Environmental awareness – meaning recognition of issues concerning the planet and its ecosystems, resources and limitations – has been around for decades. Yet it has only been in the last ten years or so that environmental awareness has moved to the forefront of the industrialized world’s collective consciousness. Why the shift? Urgency. Climate change denial, which in the past gave rise to questions of its very existence, is finally collapsing under the sheer weight of incontrovertible evidence of global warming’s real and immediate impact. And that evidence is disquieting, to say the least. Consider this: According to the National Oceanic and Atmospheric Administration (NOAA), 2016 was the second warmest year ever recorded in the U.S., with extreme weather causing 15 weather and climate disasters that resulted in at total of 138 deaths and $46 billion in damages. Further, as noted by the NOAA, 16 of the last 17 warmest years ever recorded have occurred during the 21st century.
An essential factor in environmental awareness in regard to corporations is sustainability – that is, the ability to indefinitely maintain given levels of economic production, renewable resources and social wellbeing. Sustainability has become the cornerstone of corporate social responsibility as well, so important that the two terms have become practically interchangeable. Here’s why all corporations today, regardless of size or market share, need to be concerned with their impact on their communities and the planet in regard to sustainability and corporate responsibility.

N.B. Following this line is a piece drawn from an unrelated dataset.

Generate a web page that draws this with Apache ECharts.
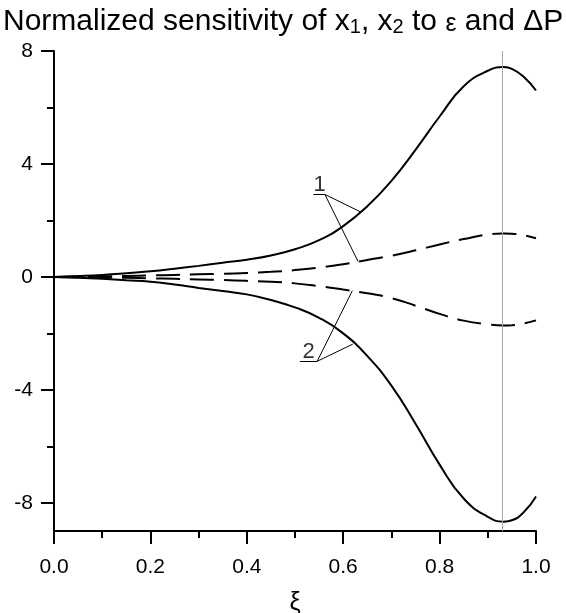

It’s Important to Customers
Businesses without their fingers constantly on the pulse of the consuming public do not remain in business for long. And consumers today are increasingly interested in how their consumption of goods and services impacts the environment. Just how interested? According to the highly-respected Nielsen Corporation, in the year prior to its September 2015 report, sales of consumer goods produced by brands that had a demonstrated commitment to sustainability had grown by more than 4%, as compared to 1% sales growth for businesses without such a demonstrated commitment. That same report also found that 60% of global respondents (30,000 consumers in 60 countries) were willing to pay more for sustainable goods, up from 50% in 2013. And that percentage was substantially higher for Millennial and Generation Z consumers.

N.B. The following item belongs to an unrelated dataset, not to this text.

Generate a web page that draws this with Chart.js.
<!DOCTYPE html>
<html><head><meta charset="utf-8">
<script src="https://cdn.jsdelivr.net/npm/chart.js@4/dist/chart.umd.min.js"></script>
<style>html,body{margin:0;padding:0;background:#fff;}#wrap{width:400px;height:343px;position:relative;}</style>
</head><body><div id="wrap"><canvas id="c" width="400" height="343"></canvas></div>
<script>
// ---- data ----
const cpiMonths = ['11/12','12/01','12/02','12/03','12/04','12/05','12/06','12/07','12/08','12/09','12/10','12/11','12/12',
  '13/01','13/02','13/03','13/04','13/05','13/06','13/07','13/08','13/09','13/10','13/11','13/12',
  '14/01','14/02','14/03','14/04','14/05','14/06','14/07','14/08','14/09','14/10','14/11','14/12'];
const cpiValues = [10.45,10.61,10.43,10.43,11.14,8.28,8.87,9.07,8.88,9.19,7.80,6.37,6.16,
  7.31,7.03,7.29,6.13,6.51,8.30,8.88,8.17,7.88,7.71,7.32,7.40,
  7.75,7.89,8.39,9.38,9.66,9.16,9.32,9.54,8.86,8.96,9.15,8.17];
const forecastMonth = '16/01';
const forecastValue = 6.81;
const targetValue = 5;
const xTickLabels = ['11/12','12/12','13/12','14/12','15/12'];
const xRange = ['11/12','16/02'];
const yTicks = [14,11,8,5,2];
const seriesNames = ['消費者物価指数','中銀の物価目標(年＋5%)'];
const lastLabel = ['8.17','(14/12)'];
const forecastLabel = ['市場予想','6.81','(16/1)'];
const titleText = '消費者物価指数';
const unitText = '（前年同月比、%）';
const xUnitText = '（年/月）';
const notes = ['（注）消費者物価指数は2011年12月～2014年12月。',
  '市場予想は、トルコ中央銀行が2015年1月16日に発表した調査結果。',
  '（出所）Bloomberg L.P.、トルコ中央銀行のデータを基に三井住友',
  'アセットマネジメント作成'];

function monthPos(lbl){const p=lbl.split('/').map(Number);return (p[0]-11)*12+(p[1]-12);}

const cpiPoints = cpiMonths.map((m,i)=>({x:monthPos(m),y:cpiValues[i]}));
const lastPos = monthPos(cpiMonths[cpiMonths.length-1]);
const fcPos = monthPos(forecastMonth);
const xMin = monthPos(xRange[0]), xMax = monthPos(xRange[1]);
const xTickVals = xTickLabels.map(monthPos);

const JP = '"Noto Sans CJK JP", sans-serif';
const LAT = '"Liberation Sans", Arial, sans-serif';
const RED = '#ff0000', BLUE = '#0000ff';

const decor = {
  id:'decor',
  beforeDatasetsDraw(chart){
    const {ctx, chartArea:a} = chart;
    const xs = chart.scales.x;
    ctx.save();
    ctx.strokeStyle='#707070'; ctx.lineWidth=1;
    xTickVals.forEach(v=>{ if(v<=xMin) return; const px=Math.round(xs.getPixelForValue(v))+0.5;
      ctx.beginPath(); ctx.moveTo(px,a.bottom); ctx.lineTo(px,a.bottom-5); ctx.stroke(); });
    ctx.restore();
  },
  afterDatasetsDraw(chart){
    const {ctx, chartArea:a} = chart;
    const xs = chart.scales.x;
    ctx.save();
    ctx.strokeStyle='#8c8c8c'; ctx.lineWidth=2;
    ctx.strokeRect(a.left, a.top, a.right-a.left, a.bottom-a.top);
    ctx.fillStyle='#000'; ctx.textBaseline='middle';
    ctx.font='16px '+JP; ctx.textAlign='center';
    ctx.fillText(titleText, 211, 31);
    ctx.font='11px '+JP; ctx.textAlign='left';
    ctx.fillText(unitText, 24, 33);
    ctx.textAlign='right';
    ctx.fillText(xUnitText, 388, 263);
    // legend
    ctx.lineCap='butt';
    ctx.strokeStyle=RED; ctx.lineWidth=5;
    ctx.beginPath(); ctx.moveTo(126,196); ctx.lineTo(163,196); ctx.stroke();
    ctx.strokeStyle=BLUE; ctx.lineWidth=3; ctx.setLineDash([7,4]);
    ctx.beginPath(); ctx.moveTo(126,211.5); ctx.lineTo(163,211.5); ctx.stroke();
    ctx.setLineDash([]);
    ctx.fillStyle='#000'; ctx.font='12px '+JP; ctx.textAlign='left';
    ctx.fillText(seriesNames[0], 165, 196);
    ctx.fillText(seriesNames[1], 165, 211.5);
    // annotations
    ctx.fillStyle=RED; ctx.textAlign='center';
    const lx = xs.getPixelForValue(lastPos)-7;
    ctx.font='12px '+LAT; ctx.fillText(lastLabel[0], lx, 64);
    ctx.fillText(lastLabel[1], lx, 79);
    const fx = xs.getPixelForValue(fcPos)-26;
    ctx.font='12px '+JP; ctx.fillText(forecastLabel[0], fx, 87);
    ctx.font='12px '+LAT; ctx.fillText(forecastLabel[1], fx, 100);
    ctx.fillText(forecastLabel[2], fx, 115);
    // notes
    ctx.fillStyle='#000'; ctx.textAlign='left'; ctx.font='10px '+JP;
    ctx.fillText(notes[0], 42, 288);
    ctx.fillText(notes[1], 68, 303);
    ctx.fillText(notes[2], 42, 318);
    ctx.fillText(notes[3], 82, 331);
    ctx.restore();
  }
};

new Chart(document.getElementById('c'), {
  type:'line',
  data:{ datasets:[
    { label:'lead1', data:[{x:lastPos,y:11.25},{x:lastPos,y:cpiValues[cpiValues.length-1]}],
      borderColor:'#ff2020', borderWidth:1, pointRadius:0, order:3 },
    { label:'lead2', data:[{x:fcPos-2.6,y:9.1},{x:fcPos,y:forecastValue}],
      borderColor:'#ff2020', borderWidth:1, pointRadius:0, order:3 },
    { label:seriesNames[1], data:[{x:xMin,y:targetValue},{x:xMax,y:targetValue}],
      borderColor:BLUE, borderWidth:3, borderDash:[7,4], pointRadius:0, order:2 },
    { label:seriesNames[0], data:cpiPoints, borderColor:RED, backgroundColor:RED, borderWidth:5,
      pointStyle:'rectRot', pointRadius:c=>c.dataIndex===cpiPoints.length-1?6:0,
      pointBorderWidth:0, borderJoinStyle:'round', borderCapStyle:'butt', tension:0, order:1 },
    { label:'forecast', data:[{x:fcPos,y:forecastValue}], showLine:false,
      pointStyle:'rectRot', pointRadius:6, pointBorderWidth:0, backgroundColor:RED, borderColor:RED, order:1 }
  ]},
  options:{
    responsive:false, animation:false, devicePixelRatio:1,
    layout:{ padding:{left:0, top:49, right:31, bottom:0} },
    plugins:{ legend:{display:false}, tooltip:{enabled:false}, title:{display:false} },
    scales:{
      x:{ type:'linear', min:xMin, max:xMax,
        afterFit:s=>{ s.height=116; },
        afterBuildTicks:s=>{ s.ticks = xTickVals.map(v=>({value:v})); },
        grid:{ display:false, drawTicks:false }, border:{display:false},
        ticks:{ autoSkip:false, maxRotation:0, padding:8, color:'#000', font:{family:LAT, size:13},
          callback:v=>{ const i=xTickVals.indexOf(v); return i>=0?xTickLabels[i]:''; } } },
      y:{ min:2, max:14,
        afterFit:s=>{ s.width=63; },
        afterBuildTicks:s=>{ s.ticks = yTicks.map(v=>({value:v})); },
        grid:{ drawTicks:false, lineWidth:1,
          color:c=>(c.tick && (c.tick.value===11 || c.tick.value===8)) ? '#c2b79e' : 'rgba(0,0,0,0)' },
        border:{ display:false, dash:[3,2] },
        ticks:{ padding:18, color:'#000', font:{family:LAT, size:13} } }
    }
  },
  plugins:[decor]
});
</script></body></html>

What all of this means is that businesses that ignore the impact of corporate social responsibility do so at their own jeopardy. Fortunately, most new companies today approach sustainability and social responsibility as essential elements of their corporate missions. And older companies are jumping on board as well by initiating sustainability policies and practices.

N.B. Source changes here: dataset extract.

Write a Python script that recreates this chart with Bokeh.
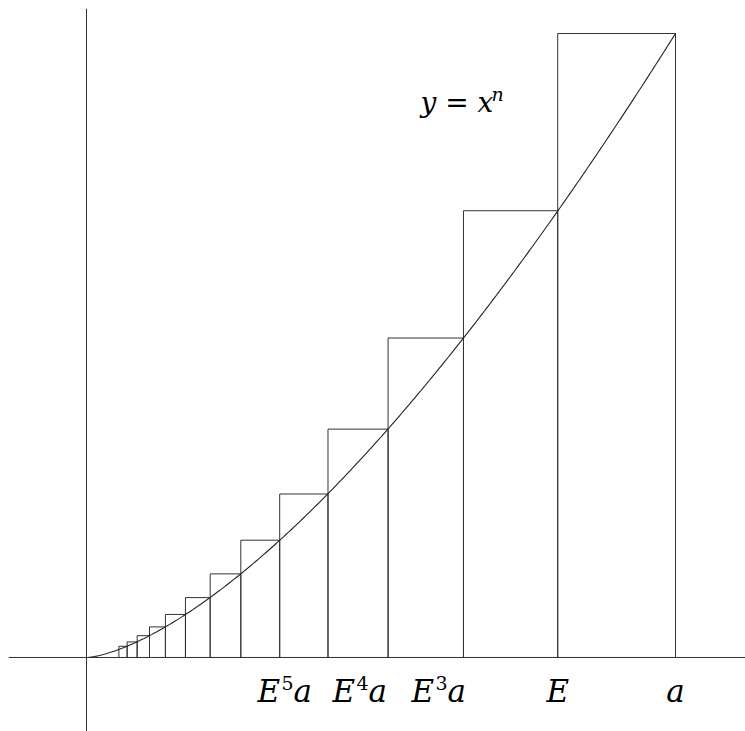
from bokeh.plotting import figure
from bokeh.models import Range1d, Span, ColumnDataSource
from bokeh.core.properties import value
from bokeh.embed import file_html
from bokeh.resources import INLINE
import numpy as np

# partition points a, E a, E^2 a, ... (a = 1, E = 0.8)
part_x = [1.0, 0.8, 0.64, 0.512, 0.41, 0.328, 0.262, 0.21, 0.168, 0.134, 0.107, 0.086, 0.069, 0.055]
# rectangle heights (value of the curve at the right edge)
rect_h = [1.0, 0.716, 0.512, 0.366, 0.262, 0.188, 0.134, 0.096, 0.069, 0.049, 0.035, 0.025, 0.018]
exponent_n = 1.5

# axis labels E^k a
lab_base = ["E", "E", "E"]
lab_power = ["5", "4", "3"]
lab_tail = ["a", "a", "a"]
lab_x = [0.2903, 0.4177, 0.5518]
plain_text = ["E", "a"]
plain_x = [0.8, 1.0]
label_y = -0.053

curve_main = "y = x"
curve_power = "n"
curve_x = 0.567
curve_y = 0.89

FONT = value("DejaVu Serif")

p = figure(width=745, height=731, output_backend="svg", toolbar_location=None,
           x_range=Range1d(-0.1324, 1.1188), y_range=Range1d(-0.1186, 1.0401),
           min_border=0, min_border_left=8, min_border_right=0,
           min_border_top=8, min_border_bottom=0)
p.xaxis.visible = False
p.yaxis.visible = False
p.xgrid.visible = False
p.ygrid.visible = False
p.outline_line_color = None
p.background_fill_color = "white"

line_col = "#333333"

p.add_layout(Span(location=0, dimension="width", line_color=line_col, line_width=1))
p.add_layout(Span(location=0, dimension="height", line_color=line_col, line_width=1))

rects = ColumnDataSource(dict(left=part_x[1:len(rect_h) + 1], right=part_x[:len(rect_h)],
                              top=rect_h, bottom=[0] * len(rect_h)))
p.quad(left="left", right="right", top="top", bottom="bottom", source=rects,
       fill_color=None, line_color=line_col, line_width=1)

cx = np.linspace(0, 1, 300)
p.line(cx, cx ** exponent_n, line_color="#222222", line_width=1.1)

ly = [label_y] * len(lab_x)
p.text(x=lab_x, y=ly, text=lab_base, text_font=FONT, text_font_style="italic",
       text_font_size="31px", text_align="left", text_baseline="alphabetic", text_color="black")
p.text(x=lab_x, y=ly, text=lab_power, text_font=FONT, text_font_style="normal",
       text_font_size="19px", text_align="left", text_baseline="alphabetic", text_color="black",
       x_offset=24, y_offset=-8)
p.text(x=lab_x, y=ly, text=lab_tail, text_font=FONT, text_font_style="italic",
       text_font_size="31px", text_align="left", text_baseline="alphabetic", text_color="black",
       x_offset=36)
p.text(x=plain_x, y=[label_y] * len(plain_x), text=plain_text, text_font=FONT,
       text_font_style="italic", text_font_size="31px", text_align="center",
       text_baseline="alphabetic", text_color="black")

p.text(x=[curve_x], y=[curve_y], text=[curve_main], text_font=FONT, text_font_style="italic",
       text_font_size="28px", text_align="left", text_baseline="alphabetic", text_color="black")
p.text(x=[curve_x], y=[curve_y], text=[curve_power], text_font=FONT, text_font_style="italic",
       text_font_size="19px", text_align="left", text_baseline="alphabetic", text_color="black",
       x_offset=71, y_offset=-8)

open("out.html", "w").write(file_html(p, INLINE))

It’s Important to Employees
Consumer engagement is not the only factor driving sustainability and social responsibility interest by businesses. Smart executives understand that their customers are also their employees. They also understand just how difficult it can be to find and keep talented and skilled employees. Corporate social responsibility plays an increasingly significant role in where top professionals, especially Millennials and Post-millennials, choose to work. According to Dale Carnegie Training, employees who are proud of their company’s societal contributions are more engaged in their work, and companies with engaged employees outperform those with disengaged employees by as much as 202%.
It’s Important to the Planet
Corporate culture is often viewed – at least from the outside looking in – as cold, calculating and heartless, concerned strictly with the accumulation of monetary wealth for itself and its shareholders. What’s often overlooked, however, is that many corporations are owned, managed and operated by people who are just as concerned as anyone else about the future wellbeing of their children and grandchildren. And, as a result, more and more corporations are responding to the planet’s calls for help. Here are examples of sustainability-conscious programs sponsored by two businesses, one big and one small:
- Google: Through its numerous Google Green policies, Google has been carbon neutral since 2007, and expects to reach 100% renewable energy for all of its operations by 2017.
- LendEDU: LendEDU, an online marketplace for student loans and student loan finance, recently announced its partnership with nonprofit One Tree Planted, in financially supporting the nonprofit’s global reforestation and education efforts.
Google and LendEDU are just two companies among thousands today reaching beyond the balance sheet to address global sustainability concerns, not only to support their own self-interests but also because it is the right thing to do.
It Saves Money
Businesses are additionally discovering that sustainability practices in the production of goods can be a cost saver. Major areas of savings include: incorporation of renewable energy sources (solar, wind, geothermal); green office, manufacturing and storage facilities; and reduced product packaging and materials waste. How much can corporations save? In 2011 60 organizations signed on to the Department of Energy’s Better Buildings Challenge, committing almost two billion square feet of building space to improved energy efficiency. According to the DOE in 2016, partners in the program realized savings of over 2% annually for a total of more than$1.3 billion since the beginning of the program.
Here are two well-known companies saving money through their sustainability efforts:
- General Mills: In order to help encourage its employees to eat healthier, food manufacturer General Mills subsidizes the costs associated with the salad bar in its HQ’s cafeteria and has removed some junk food offerings from its vending machines. The result is a healthier workforce, and a healthier workforce means lower healthcare costs to the company.
- Walmart: In 2005, Walmart committed to doubling the efficiency of its domestic transportation fleet by 2015. The mega-retailer met its goal on time, resulting in an annual savings of $1 billion in transportation costs.